ANAP, ikinci döneminde MEB’e eklenen Gençlik ve Spor Bakanlığı bölümünü ayırdı. Bakanımız kendisi de bir Düzceli olan Düzce milletvekili Avni AKYOL olmuştu. Avni Akyol’u, Milli Saraylar Sempozyumu’ndaki çalışmalarından tanırım. Sempozyumda önemli bir görevi vardı, ANAP milletvekili değildi ama Semra Özal’a yakın bir sivil toplum örgütünde çalışıyordu. Sempozyumda “Sarayların İçte ve Dışta Tanıtılması “ başlığı altında Cumhurbaşkanı Kenan Evren ve 150 civarında milletvekilinin huzurunda bildiri sunmuştum. İyi çalışılmış bir konuşma idi, zaman zaman TBMM başkanı rahmetli Necdet KARADUMAN yazmış olduğum metindeki bilgileri basın mensupları ile paylaşıyor ve haber oluyordu. Bilindiği gibi saraylar milletin malı olduğundan doğrudan TBMM’ye bağlı idi. Ben saraylar ile ilgili Şale Köşkü’nde bildirimi sunarken oturumu Avni AKYOL yönetiyordu. Zaman darlığı nedeni ile üç dakika bir zaman vermişti. Sonra bir dakika daha ilave ederek konuşmamı tamamlamıştım. Böyle bir açıklamadan sonra Bakan Avni AKYOL’un şimdi yıkılacak olan Taksim’deki Atatürk Kültür Merkezi’ndeki öğretmenlerle yaptığı toplantıya gelelim:
Sayın Bakan’ın keyfi yerinde, hedeflediği noktaya ulaşmış Bakan olmuş, üstelik toplantı öncesi de maaşlara zam yapılmıştı. Bir önceki Sayın Bakan Dinçerler ile yapılan toplantıdaki konuşmalarda deneyimli idim, ön sıralar geçtim söz almaya çalıştım. Yine benden önce iki üç kişi konuştu. Elimde kucak dolusu kitaplar, belgeler var, bunun haricinde şimdi tartışmalı olan ATATÜRKÇÜLÜK ( üç cilt ) kitabı da var. Zar zor söz aldım. Bana yerimde konuşmamı tembihledi, kabul etmedim, kürsüde konuşmam gerektiğini elimdeki malzemeleri orada rahat kullanabileceğimi söyledim. Yine onda bir hastalık olan zaman kısıtlaması vardı. Benim üç dakika konuşabileceğimi söyledi, pazarlıkta bunun üç beş dakikası geçmişti. Arkamda, sonradan Vefa Lisesi Müdürü olan Sakin Öner Arkadaşımız Milli Eğitim Müdür Yardımcısı olarak görev yapıyordu. Ceketimin arkasından tutmuş ne olur konuşma diye engellemeye çalışıyordu. Sanıyordu ki biz İstanbul Milli Eğitimden şikâyetçi olacağız. Nihayet sahnede kürsüye dört dakika konuşa bilme sözü ile çıkabildim. Her konuşma maddem, salondan büyük alkış alıyordu, analdım ki doğru yoldayım. Bir gazeteden buluğdum 1940 lı yıllarda bir öğretmenin aldığı maaş ile o dönem alabildiği Cumhuriyet altını ile toplantı günümüzdekini karşılaştırdım. Salon şok oldu, çok büyük fark vardı, çılgınca bir alkış koptu. Esas benim orda vermek istediğim mesaj programın güncellenmesi talebi idi.

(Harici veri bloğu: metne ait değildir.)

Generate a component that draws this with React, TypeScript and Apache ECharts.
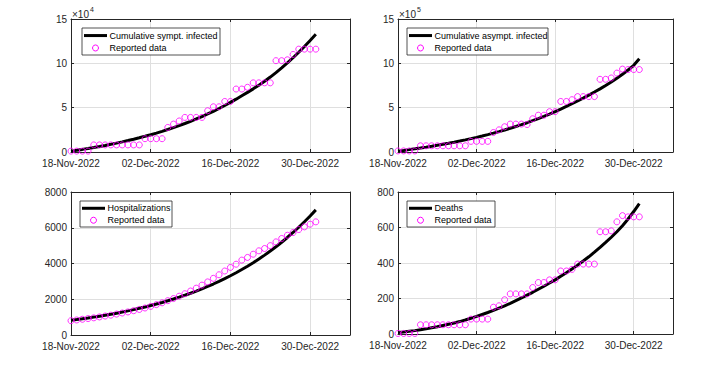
import React, { useEffect, useRef } from "react";
import * as echarts from "echarts";

// ---- x axis (days since 18-Nov-2022) ----
const xTickDays = [0, 14, 28, 42];
const xTickLabels = ["18-Nov-2022", "02-Dec-2022", "16-Dec-2022", "30-Dec-2022"];
const xMaxDay = 49;

// ---- Cumulative symptomatic infected ----
const sympData = [
  1000, 1000, 1000, 1000,
  8000, 8000, 8000, 8000, 8000, 8000, 8000, 8000, 8000,
  15000, 15000, 15000, 15000,
  27700, 31500, 35000, 39000, 39000, 39000, 39000,
  46500, 51000, 51000, 57000, 57000,
  71000, 71000, 73000, 78000, 78000, 78000, 78000,
  103000, 103000, 104000, 110000, 116000, 116000, 116000, 116000,
];
const sympCurve = [
  1000, 1950, 2940, 3980, 5080, 6220, 7430, 8690, 10020, 11410,
  12880, 14410, 16020, 17720, 19490, 21350, 23310, 25360, 27520, 29780,
  32150, 34640, 37260, 40000, 42880, 45910, 49080, 52410, 55910, 59580,
  63430, 67250, 71200, 75400, 79800, 84500, 89500, 94800, 100400, 106300,
  112500, 119000, 125800, 132700,
];

// ---- Cumulative asymptomatic infected ----
const asymData = [
  12000, 12000, 12000, 12000,
  70000, 70000, 70000, 70000, 70000, 70000, 70000, 70000, 70000,
  120000, 120000, 120000, 120000,
  220000, 250000, 285000, 315000, 315000, 315000, 310000,
  375000, 415000, 415000, 455000, 455000,
  570000, 570000, 590000, 625000, 625000, 625000, 625000,
  820000, 820000, 835000, 890000, 935000, 930000, 930000, 930000,
];
const asymCurve = [
  10000, 18100, 26700, 35600, 44900, 54600, 64800, 75500, 86700, 98300,
  110500, 123300, 136600, 150500, 165100, 180400, 196300, 212900, 230400, 248600,
  267700, 287600, 308500, 330300, 353100, 377000, 401900, 428000, 455300, 483800,
  513600, 544000, 575500, 608000, 641500, 676000, 712000, 750000, 790000, 832000,
  877000, 925000, 978000, 1052000,
];

// ---- Hospitalizations ----
const hospData = [
  800, 840, 880, 920, 960, 1010, 1060, 1110, 1170, 1230,
  1290, 1360, 1430, 1510, 1600, 1700, 1800, 1920, 2040, 2170,
  2310, 2460, 2620, 2790, 2970, 3170, 3370, 3580, 3780, 3960,
  4190, 4340, 4520, 4710, 4840, 5000, 5210, 5400, 5580, 5730,
  5900, 6050, 6200, 6330,
];
const hospCurve = [
  820, 862, 906, 952, 1001, 1052, 1106, 1163, 1222, 1285,
  1350, 1419, 1492, 1568, 1648, 1733, 1821, 1914, 2012, 2115,
  2223, 2337, 2456, 2582, 2714, 2853, 2999, 3152, 3313, 3483,
  3661, 3848, 4045, 4252, 4469, 4698, 4938, 5190, 5456, 5735,
  6028, 6336, 6660, 7000,
];

// ---- Deaths ----
const deathData = [
  3, 3, 3, 3,
  52, 52, 52, 52, 52, 52, 52, 52, 52,
  84, 84, 84, 84,
  151, 159, 193, 226, 226, 226, 226,
  262, 290, 290, 305, 305,
  355, 355, 364, 394, 394, 394, 394,
  576, 576, 581, 632, 667, 660, 660, 660,
];
const deathCurve = [
  8, 11, 15, 19, 24, 29, 35, 41, 48, 55,
  62, 70, 79, 89, 99, 110, 121, 133, 146, 159,
  173, 188, 203, 219, 235, 252, 269, 287, 305, 325,
  345, 366, 388, 411, 435, 461, 488, 516, 545, 576,
  610, 648, 690, 735,
];

const curveNames = ["Cumulative sympt. infected", "Cumulative asympt. infected", "Hospitalizations", "Deaths"];
const dataName = "Reported data";

const FONT = "'Liberation Sans', Arial, Helvetica, sans-serif";
const AX = "#262626";

const panels = [
  { grid: { left: 71, top: 19, width: 279, height: 133 }, yMax: 150000, yInt: 50000, yDiv: 1e4, curve: sympCurve, data: sympData, exp: "4" },
  { grid: { left: 398, top: 19, width: 275, height: 133 }, yMax: 1500000, yInt: 500000, yDiv: 1e5, curve: asymCurve, data: asymData, exp: "5" },
  { grid: { left: 71, top: 192, width: 279, height: 143 }, yMax: 8000, yInt: 2000, yDiv: 1, curve: hospCurve, data: hospData, exp: "" },
  { grid: { left: 398, top: 192, width: 275, height: 142 }, yMax: 800, yInt: 200, yDiv: 1, curve: deathCurve, data: deathData, exp: "" },
];

const legendBoxes = [
  { x: 82, y: 28, w: 138, h: 27 },
  { x: 407, y: 28, w: 141, h: 27 },
  { x: 80, y: 201, w: 92, h: 26 },
  { x: 407, y: 201, w: 88, h: 26 },
];

function buildOption() {
  const grid: any[] = [];
  const xAxis: any[] = [];
  const yAxis: any[] = [];
  const series: any[] = [];
  const graphic: any[] = [];

  panels.forEach((p, i) => {
    grid.push({ ...p.grid, containLabel: false });
    const axisLine = { show: true, onZero: false, lineStyle: { color: AX, width: 1 } };
    const tick = { show: true, inside: true, length: 3, lineStyle: { color: AX, width: 1 } };
    xAxis.push({
      type: "value", gridIndex: i, position: "bottom", min: 0, max: xMaxDay, interval: 14,
      axisLine, axisTick: tick,
      axisLabel: {
        margin: 6, fontSize: 10, color: AX, fontFamily: FONT,
        formatter: (v: number) => { const k = xTickDays.indexOf(v); return k >= 0 ? xTickLabels[k] : ""; },
      },
      splitLine: { show: true, lineStyle: { color: "#dfdfdf", width: 1 } },
    });
    xAxis.push({
      type: "value", gridIndex: i, position: "top", min: 0, max: xMaxDay, interval: 14,
      axisLine, axisTick: tick, axisLabel: { show: false }, splitLine: { show: false },
    });
    yAxis.push({
      type: "value", gridIndex: i, position: "left", min: 0, max: p.yMax, interval: p.yInt,
      axisLine, axisTick: tick,
      axisLabel: { margin: 4, fontSize: 10, color: AX, fontFamily: FONT, formatter: (v: number) => String(v / p.yDiv) },
      splitLine: { show: true, lineStyle: { color: "#dfdfdf", width: 1 } },
    });
    yAxis.push({
      type: "value", gridIndex: i, position: "right", min: 0, max: p.yMax, interval: p.yInt,
      axisLine, axisTick: tick, axisLabel: { show: false }, splitLine: { show: false },
    });
    series.push({
      type: "line", name: curveNames[i], xAxisIndex: 2 * i, yAxisIndex: 2 * i,
      data: p.curve.map((v, d) => [d, v]), showSymbol: false, symbol: "none",
      lineStyle: { color: "#000", width: 3 }, z: 2,
    });
    series.push({
      type: "scatter", name: dataName, xAxisIndex: 2 * i, yAxisIndex: 2 * i,
      data: p.data.map((v, d) => [d, v]), symbol: "circle", symbolSize: 6,
      itemStyle: { color: "transparent", borderColor: "#ff00ff", borderWidth: 1 }, z: 3,
    });

    // legend
    const b = legendBoxes[i];
    const r1 = b.y + b.h * 0.28;
    const r2 = b.y + b.h * 0.74;
    graphic.push({ type: "rect", shape: { x: b.x, y: b.y, width: b.w, height: b.h }, style: { fill: "#fff", stroke: AX, lineWidth: 0.8 }, z: 100 });
    graphic.push({ type: "line", shape: { x1: b.x + 2, y1: r1, x2: b.x + 25, y2: r1 }, style: { stroke: "#000", lineWidth: 3 }, z: 101 });
    graphic.push({ type: "circle", shape: { cx: b.x + 13.5, cy: r2, r: 3 }, style: { fill: "transparent", stroke: "#ff00ff", lineWidth: 1 }, z: 101 });
    graphic.push({ type: "text", x: b.x + 27.5, y: r1, style: { text: curveNames[i], fontSize: 9, fill: "#000", verticalAlign: "middle", fontFamily: FONT }, z: 101 });
    graphic.push({ type: "text", x: b.x + 27.5, y: r2, style: { text: dataName, fontSize: 9, fill: "#000", verticalAlign: "middle", fontFamily: FONT }, z: 101 });

    // exponent label
    if (p.exp) {
      graphic.push({ type: "text", x: p.grid.left + 1, y: 9, style: { text: "×10", fontSize: 10, fill: AX, fontFamily: FONT }, z: 101 });
      graphic.push({ type: "text", x: p.grid.left + 19, y: 6, style: { text: p.exp, fontSize: 7, fill: AX, fontFamily: FONT }, z: 101 });
    }
  });

  return { animation: false, backgroundColor: "#fff", grid, xAxis, yAxis, series, graphic };
}

export default function App() {
  const ref = useRef<HTMLDivElement>(null);
  useEffect(() => {
    if (!ref.current) return;
    const chart = echarts.init(ref.current, undefined, { renderer: "svg" });
    chart.setOption(buildOption());
    return () => chart.dispose();
  }, []);
  return <div ref={ref} style={{ position: "fixed", left: 0, top: 0, width: 723, height: 366, background: "#fff" }} />;
}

Türkiye nüfusunun köyden kente büyük bir akış olduğunu hepimiz biliyoruz. % 80-85 olan kırsal nüfus artık azalmış, kentlerde bu oran % 75’lere doğru çıkmıştı. Kentte oturan çocuğa köy yönetimini/köyün ortak mallarının öğretmenin bin anlamı olmadığını “Apartman Yönetimi” adı altında bir ünite koyulmasının zorunlu olduğunu, gerekirse üniteyi yazabileceğimi sayın bakana ilettiğimde, ciddi ciddi diğer önerilerle birlikte not aldı. Ertesi günü yine ulusal basında büyük haber olmuştuk. Arkadaşlar not tutmuş, 4 dakika süre sınırlaması ile kürsüye çıktık, 17 dakika kalmışım, diğer arkadaşlar konuşsun diye kürsüyü ben terk ettim. Sonuç olarak şunu diyebiliriz. Önemli bir toplantıda konuşma yapmak istiyorsak, hazırlıklı ve gündeme uygun çalışma yaparak gitmeliyiz.